Note how these now look like straight lines, this suggests a powerlaw like dependence (i.e. period is proportional to length to some power).

## Saving figures

It is very helpful to be able to save the figures you create directly, rather than say taking a screenshot. Fortunately `matplotlib` provides the [`savefig`](https://matplotlib.org/stable/api/_as_gen/matplotlib.pyplot.savefig.html) method to allow this. One simply calls this method after creating the plot but before doing `plt.show()`. It's possible to control the format used (png, pdf etc.).
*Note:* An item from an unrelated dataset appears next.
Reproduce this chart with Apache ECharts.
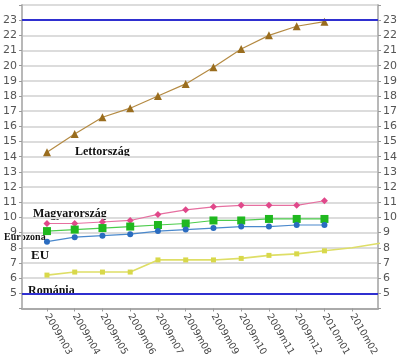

A simple example is

In [None]:
#Plot period vs length, we use label to add a name to each curve
plt.errorbar(length, period, xerr = 0.0, yerr=0.1, marker = 'o', ecolor = 'red', label = 'Case 1')
plt.errorbar(length, period2, xerr = 0.0, yerr=0.1, marker = 'o', ecolor = 'red', label = 'Case 2')
plt.errorbar(length, period3, xerr = 0.0, yerr=0.1, marker = 'o', ecolor = 'red', label = 'Case 3')
plt.xlabel('Length (m)')
plt.ylabel('Period (s)')
plt.title('Measured pendulum period as a function of string length')
plt.xscale('log')
plt.yscale('log')
# Show a legend so we know which curve is which
plt.legend(loc='best')
# Add a grid just because it looks nice and helps demonstrate the logarithmic scale
plt.grid(True, 'both')
plt.savefig('example.png', dpi = 300) #Set a high dpi for this example

## Using LaTeX in labels

We often would like to make use of symbols, superscripts etc. This is relatively straightforward in matplotlib using LaTeX notation. For example suppose we want to plot the electrostatic potential, $\phi$, squared against some distance $\rho_e$ we can do the following

In [None]:
rho = [0,1,2,3,4]
phi = [5,4,3,2,1]
plt.plot(rho, phi)
plt.xlabel(r'$\rho_e$')
plt.ylabel(r'$\phi^2$')
plt.show()

Specifically we put `r` in front of the first quote (this makes the string a raw string -- means python doesn't try to change it). Then inside the string we can start a LaTex section by adding a `$` then when we're finished writing LaTeX we add another `$`.